While Carter’s appeal of the Commission’s decision was pending, she -filed a petition asking the circuit court to enter Phillip’s August 18, 2009 workers’ compensation award as a judgment in the circuit court pursuant to Section 287.500. The court entered the award as a judgment. Carter then filed a motion requesting that the court enforce the judgment by ordering the Fund to pay Phillip’s permanent total disability benefits to her for her lifetime.

The court held an evidentiary' hearing. During the hearing, Carter testified that, at the time of Phillip’s death, she had been married to him for 52 years and was financially dependent on him. She also testified that Phillip had no other dependents on the date of his injury or his death. Following the hearing, the court entered a judgment in favor of Carter. In the judgment, the court found that Carter was married to Phillip at the time of his injury and remained married to him until he died. Therefore, the court concluded that Carter fulfilled the contingencies to be able to receive Phillip’s permanent total disability benefits as his dependent pursuant to Schoemehl v. Treasurer of Missouri, 217 S.W.3d 900 (Mo. banc 2007). The court ordered the Fund to pay permanent total disability benefits to Carter from the date of Phillip’s death through the remainder of her life. The Fund appeals.

Standard of Review

The issue in this case is the extent of the circuit court’s authority to act with regard to a workers’ compensation award that the court enters as its judgment pursuant to Section 287.500. This is a question of statutory interpretation, which we review de novo. Macon Cty. Emergency Servs. Bd. v. Macon Cty. Comm’n, 485 S.W.3d 353, 355 (Mo. banc 2016). In interpreting a statute, our role “is to ascertain the intent of the legislature from the language used and to consider the words used in their ordinary meaning.” Id.

Analysis

In its sole point on appeal, the Fund contends the circuit court had no authority to order it to pay Carter permanent total disability benefits because to do so, the court made findings not found in Phillip’s workers’ compensation award and awarded benefits not ordered in that award. The Fund argues that, when entering a workers’ compensation award as a judgment under Section 287.500, the court has no discretion to determine any outstanding factual issues or to decide any merits of the case. We agree that the court erred in ordering the benefit award for Carter.
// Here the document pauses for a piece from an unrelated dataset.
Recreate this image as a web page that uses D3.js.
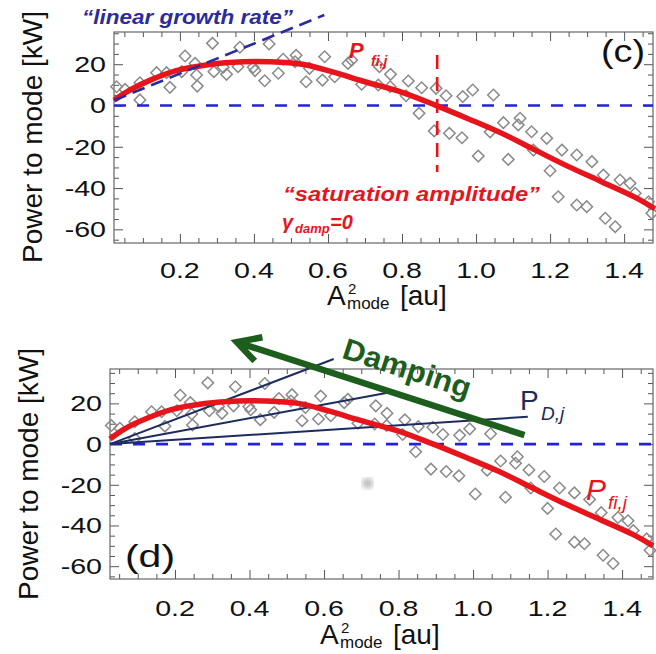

Section 287.500 provides, in pertinent part:

Any party in interest may file in the circuit court of the county in which the accident occurred, a certified copy of a memorandum of agreement approved by the division or by the commission or of an order or decision of the division or the commission, or of an award of the division or of the commission from which an application for review or from which an appeal has not been taken, whereupon said court shall render judgment in accordance therewith and notify the parties. Such judgment shall have the same effect and all proceedings in relation thereto shall thereafter be the same as though said judgment were a final judgment which had been rendered in a suit duly heard and determined by said court.
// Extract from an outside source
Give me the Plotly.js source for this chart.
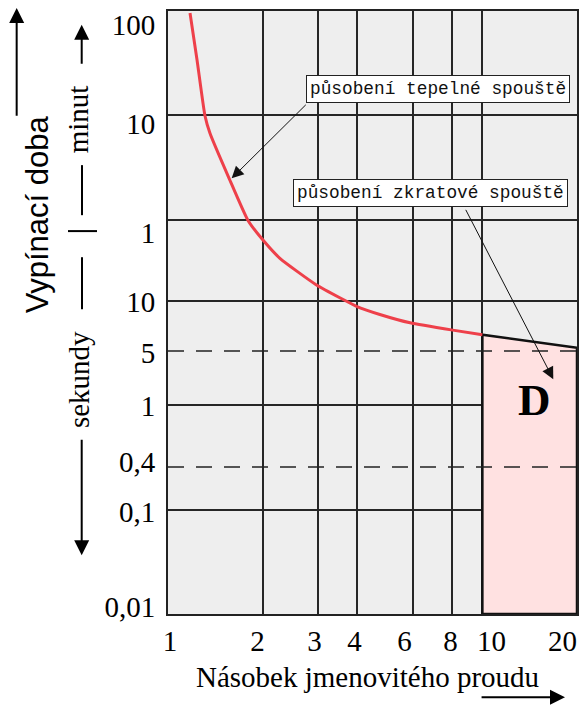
<!DOCTYPE html>
<html>
<head>
<meta charset="utf-8">
<script src="https://cdn.plot.ly/plotly-3.0.1.min.js"></script>
<style>html,body{margin:0;padding:0;background:#fff;}#chart{width:581px;height:705px;}</style>
</head>
<body>
<div id="chart"></div>
<script>
// ---- data ----
// thermal trip curve: multiple of rated current vs. trip time (seconds)
const currentMultiple = [1.175, 1.237, 1.311, 1.360, 1.563, 1.797, 2.005, 2.27, 2.95, 3.57, 4.01, 4.72, 5.89, 8.05, 10];
const tripTimeSec     = [5744, 2036, 595, 404, 150.5, 59, 38.3, 25.6, 14.4, 10.5, 8.78, 7.42, 6.17, 5.25, 4.75];
// short-circuit zone "D"
const zoneX = [10, 10, 20, 20, 10];
const zoneY = [0.01, 4.75, 3.55, 0.01, 0.01];
// dashed reference lines (5 s and 0,4 s marks)
const dashedY = [3.32, 0.2566];
// grid lines
const xGrid = [2, 3, 4, 6, 8, 10];
const yGrid = [0.1, 1, 10, 60, 600];
// tick labels and where the picture prints them
const xTickText = ['1', '2', '3', '4', '6', '8', '10', '20'];
const xTickPos  = [1.015, 1.926, 2.924, 3.92, 5.652, 7.915, 10.69, 17.98];
const yTickText = ['0,01', '0,1', '0,4', '1', '5', '10', '1', '10', '100'];
const yTickPos  = [0.0116, 0.0944, 0.288, 0.98, 3.16, 9.8, 44.7, 495.5, 4457];
// call-out arrows (tip and tail, data units)
const calloutText = ['působení tepelné spouště', 'působení zkratové spouště'];
const calloutTipX = [1.594, 16.81];
const calloutTipY = [149.5, 1.779];
const calloutTailX = [2.774, 8.807];
const calloutTailY = [782.8, 77.1];
const zoneLabel = 'D';
const zoneLabelX = 14.65, zoneLabelY = 1.12;

const L = Math.log10;
const xMin = 1, xMax = 20, yMin = 0.01, yMax = 6000;

const traces = [];
traces.push({
  x: zoneX, y: zoneY, type: 'scatter', mode: 'lines', fill: 'toself',
  fillcolor: '#ffe1e1', line: {color: '#111', width: 2.5}, hoverinfo: 'skip'
});
dashedY.forEach(v => traces.push({
  x: [xMin, xMax], y: [v, v], type: 'scatter', mode: 'lines',
  line: {color: '#222', width: 1.5, dash: '16px,12px'}, hoverinfo: 'skip'
}));
traces.push({
  x: currentMultiple, y: tripTimeSec, type: 'scatter', mode: 'lines',
  line: {color: '#ee404a', width: 3, shape: 'spline', smoothing: 0.5}, hoverinfo: 'skip'
});

const serif = 'Liberation Serif, Times New Roman, serif';
const annotations = [];
// callout boxes
const boxPos = [[0.6599, 0.870], [0.6418, 0.6989]];
calloutText.forEach((t, i) => {
  annotations.push({
    text: t, xref: 'paper', yref: 'paper', x: boxPos[i][0], y: boxPos[i][1],
    xanchor: 'center', yanchor: 'middle', showarrow: false,
    font: {family: 'Liberation Mono, Courier New, monospace', size: 17.8, color: '#111'},
    bgcolor: '#ffffff', bordercolor: '#222', borderwidth: 1, borderpad: 3
  });
  annotations.push({
    text: '', xref: 'x', yref: 'y', x: L(calloutTipX[i]), y: L(calloutTipY[i]),
    axref: 'x', ayref: 'y', ax: L(calloutTailX[i]), ay: L(calloutTailY[i]),
    showarrow: true, arrowhead: 2, arrowsize: 2.4, arrowwidth: 1, arrowcolor: '#111',
    standoff: 0, startstandoff: 0
  });
});
annotations.push({
  text: '<b>' + zoneLabel + '</b>', xref: 'x', yref: 'y', x: L(zoneLabelX), y: L(zoneLabelY),
  showarrow: false, font: {family: serif, size: 45, color: '#000'}
});
// axis captions
annotations.push({
  text: 'Násobek jmenovitého proudu', xref: 'paper', yref: 'paper', x: 0.488, y: -0.105,
  xanchor: 'center', yanchor: 'middle', showarrow: false, font: {family: serif, size: 29, color: '#000'}
});
annotations.push({
  text: 'Vypínací doba', xref: 'paper', yref: 'paper', x: -0.320, y: 0.663, textangle: -90,
  xanchor: 'center', yanchor: 'middle', showarrow: false,
  font: {family: 'Liberation Sans, Arial, sans-serif', size: 31, color: '#000'}
});
annotations.push({
  text: 'minut', xref: 'paper', yref: 'paper', x: -0.219, y: 0.821, textangle: -90,
  xanchor: 'center', yanchor: 'middle', showarrow: false, font: {family: serif, size: 29, color: '#000'}
});
annotations.push({
  text: 'sekundy', xref: 'paper', yref: 'paper', x: -0.219, y: 0.3886, textangle: -90,
  xanchor: 'center', yanchor: 'middle', showarrow: false, font: {family: serif, size: 29, color: '#000'}
});
// decorative arrows (tip, tail in domain fractions)
const deco = [
  [-0.370, 1.005, -0.370, 0.824],
  [-0.211, 0.977, -0.211, 0.910],
  [-0.211, 0.0973, -0.211, 0.2915],
  [0.9707, -0.138, 0.763, -0.138]
];
deco.forEach(d => annotations.push({
  text: '', xref: 'x domain', yref: 'y domain', x: d[0], y: d[1],
  axref: 'x domain', ayref: 'y domain', ax: d[2], ay: d[3],
  showarrow: true, arrowhead: 2, arrowsize: 1.5, arrowwidth: 2, arrowcolor: '#000',
  standoff: 0, startstandoff: 0
}));

const shapes = [
  {type: 'line', xref: 'paper', yref: 'paper', x0: -0.2103, x1: -0.2103, y0: 0.7444, y1: 0.6614, line: {color: '#000', width: 2}},
  {type: 'line', xref: 'paper', yref: 'paper', x0: -0.2445, x1: -0.1736, y0: 0.635, y1: 0.635, line: {color: '#000', width: 2}},
  {type: 'line', xref: 'paper', yref: 'paper', x0: -0.2103, x1: -0.2103, y0: 0.5917, y1: 0.5054, line: {color: '#000', width: 2}}
];

const axisCommon = {
  type: 'log', showgrid: false, zeroline: false, ticks: '',
  showline: true, mirror: true, linecolor: '#222', linewidth: 2,
  tickmode: 'array', tickfont: {family: serif, size: 29, color: '#000'},
  fixedrange: true
};

const layout = {
  width: 581, height: 705,
  margin: {l: 168, r: 4, t: 11, b: 91},
  paper_bgcolor: '#ffffff', plot_bgcolor: '#eeeeee',
  showlegend: false, hovermode: false,
  xaxis: Object.assign({}, axisCommon, {
    range: [L(xMin), L(xMax)], tickvals: xTickPos, ticktext: xTickText, ticklabelstandoff: 0,
    minor: {tickmode: 'array', tickvals: xGrid, showgrid: true, gridcolor: '#262626', gridwidth: 2, ticks: ''}
  }),
  yaxis: Object.assign({}, axisCommon, {
    range: [L(yMin), L(yMax)], tickvals: yTickPos, ticktext: yTickText, ticklabelstandoff: 5,
    minor: {tickmode: 'array', tickvals: yGrid, showgrid: true, gridcolor: '#262626', gridwidth: 2, ticks: ''}
  }),
  annotations: annotations,
  shapes: shapes
};

Plotly.newPlot('chart', traces, layout, {staticPlot: true, displayModeBar: false});
</script>
</body>
</html>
The Supreme Court recently held that, while Section 287.500 “authorizes a circuit court to enter judgment on a final workers’ compensation award as if it were an original judgment of the court, the statute affords no discretion to the court in entering a judgment.” State ex rel. ISP Minerals, Inc. v. Labor & Indus. Relations Comm’n, 465 S.W.3d 471, 476-77 (Mo. banc 2015). “A section 287.500 action is purely ministerial as it does not involve the merits of the award and the court does not determine any outstanding factual issues.” Id. at 477 (emphasis added).
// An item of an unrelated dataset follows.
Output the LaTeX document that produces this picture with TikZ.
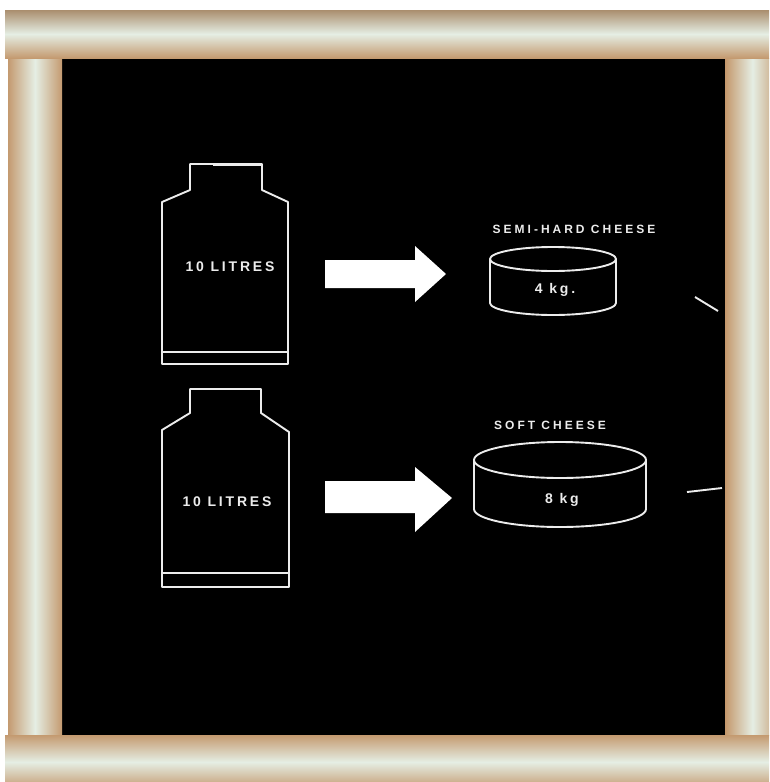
\documentclass[tikz,border=0pt]{standalone}
\usepackage{fontspec}
\usepackage{tikz}
\newfontfamily\chalkfont[LetterSpace=20]{Liberation Sans}
\newfontfamily\chalksmall[LetterSpace=25]{Liberation Sans}

\definecolor{woodtan}{RGB}{196,154,112}
\definecolor{wooddark}{RGB}{170,142,110}
\definecolor{woodpale}{RGB}{229,238,228}
\definecolor{chalk}{RGB}{236,236,236}

\tikzset{
    chalkline/.style={draw=chalk, line width=1.9pt, line join=round},
    chalktext/.style={text=chalk, font=\chalkfont\bfseries\fontsize{14}{14}\selectfont, inner sep=0pt},
    chalkhead/.style={text=chalk, font=\chalksmall\bfseries\fontsize{12}{12}\selectfont, inner sep=0pt},
    blockarrow/.style={fill=white, draw=none}
}

\begin{document}
\begin{tikzpicture}[x=1pt, y=-1pt]
            \useasboundingbox (0,0) rectangle (769,782);
            \clip (0,0) rectangle (769,782);
            \fill[white] (0,0) rectangle (769,782);

            % board and wooden frame
            \fill[black] (60,56) rectangle (727,735);
            \shade[left color=woodtan, right color=woodtan, middle color=woodpale] (8,58) rectangle (62,735);
            \shade[left color=woodtan!90!brown, right color=woodtan, middle color=woodpale] (725,58) rectangle (780,735);
            \shade[top color=wooddark, bottom color=woodtan, middle color=woodpale] (5,10) rectangle (769,58);
            \shade[top color=woodtan, bottom color=woodtan, middle color=woodpale] (5,735) rectangle (769,789);

            % milk cans
            \draw[chalkline] (162,364) -- (162,202) -- (190,190) -- (190,164) -- (262,164)
                -- (262,190) -- (288,202) -- (288,364) -- cycle;
            \draw[chalkline] (162,352) -- (288,352);
            \draw[chalkline, line width=2.6pt] (213,165) -- (262,165);
            \node[chalktext] (litresA) at (230,267) {10 LITRES};

            \draw[chalkline] (162,587) -- (162,430) -- (190,413) -- (190,389) -- (261,389)
                -- (261,413) -- (289,432) -- (289,587) -- cycle;
            \draw[chalkline] (162,573) -- (289,573);
            \node[chalktext] (litresB) at (227,502) {10 LITRES};

            % arrows
            \fill[blockarrow] (325,260) -- (415,260) -- (415,246) -- (446,274) -- (415,302)
                -- (415,288) -- (325,288) -- cycle;
            \fill[blockarrow] (325,481) -- (415,481) -- (415,467) -- (452,498) -- (415,532)
                -- (415,513) -- (325,513) -- cycle;

            % cheeses
            \node[chalkhead] (semihard) at (574,229) {SEMI-HARD CHEESE};
            \draw[chalkline] (553,259) ellipse[x radius=63pt, y radius=12pt];
            \draw[chalkline] (490,259) -- (490,303)
                arc[start angle=180, end angle=360, x radius=63pt, y radius=12pt] -- (616,259);
            \node[chalktext] (kgA) at (555,290) {4 kg.};

            \node[chalkhead] (soft) at (550,425) {SOFT CHEESE};
            \draw[chalkline] (560,460) ellipse[x radius=86pt, y radius=18pt];
            \draw[chalkline] (474,460) -- (474,509)
                arc[start angle=180, end angle=360, x radius=86pt, y radius=18pt] -- (646,460);
            \node[chalktext] (kgB) at (562,500) {8 kg};

            % lines running off the board
            \coordinate (tickA) at (695,297);
            \coordinate (tickAend) at (718,311);
            \coordinate (tickB) at (687,492);
            \coordinate (tickBend) at (722,488);
            \draw[chalkline] (tickA) -- (tickAend);
            \draw[chalkline] (tickB) -- (tickBend);
        \end{tikzpicture}
\end{document}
In this case, the court went beyond the ministerial action of entering a judgment on the ALJ’s final award. The court heard evidence and made factual findings that Carter was Phillip’s dependent at the time of his injury and that she fulfilled the contingencies to receive his permanent total disability benefits after his death pursuant to Schoemehl. The court did not merely “enforce” the ALJ’s award, as it claimed. Instead, the court determined outstanding factual issues not found in the award—Carter’s dependency and her fulfillment of the contingencies—and drew legal conclusions from those factual findings—Carter’s entitlement to benefits under Schoemehl. As we stated in Roller v. Steelman, 297 S.W.3d 128, 134 (Mo. App. 2009), a case addressing this same issue, “[t]he circuit court lacked statutory authority under section 287.500—or any other statute—to do this.” Point I is granted.

Conclusion

The circuit court’s judgment is reversed.

ALL CONCUR. 
      
      . To avoid confusion, we will refer to Joanne Carter as "Carter” and Phillip Carter as "Phillip.” No familiarity or disrespect is intended.
     
      
      . All statutory references are to the Revised Statutes of Missouri 2000.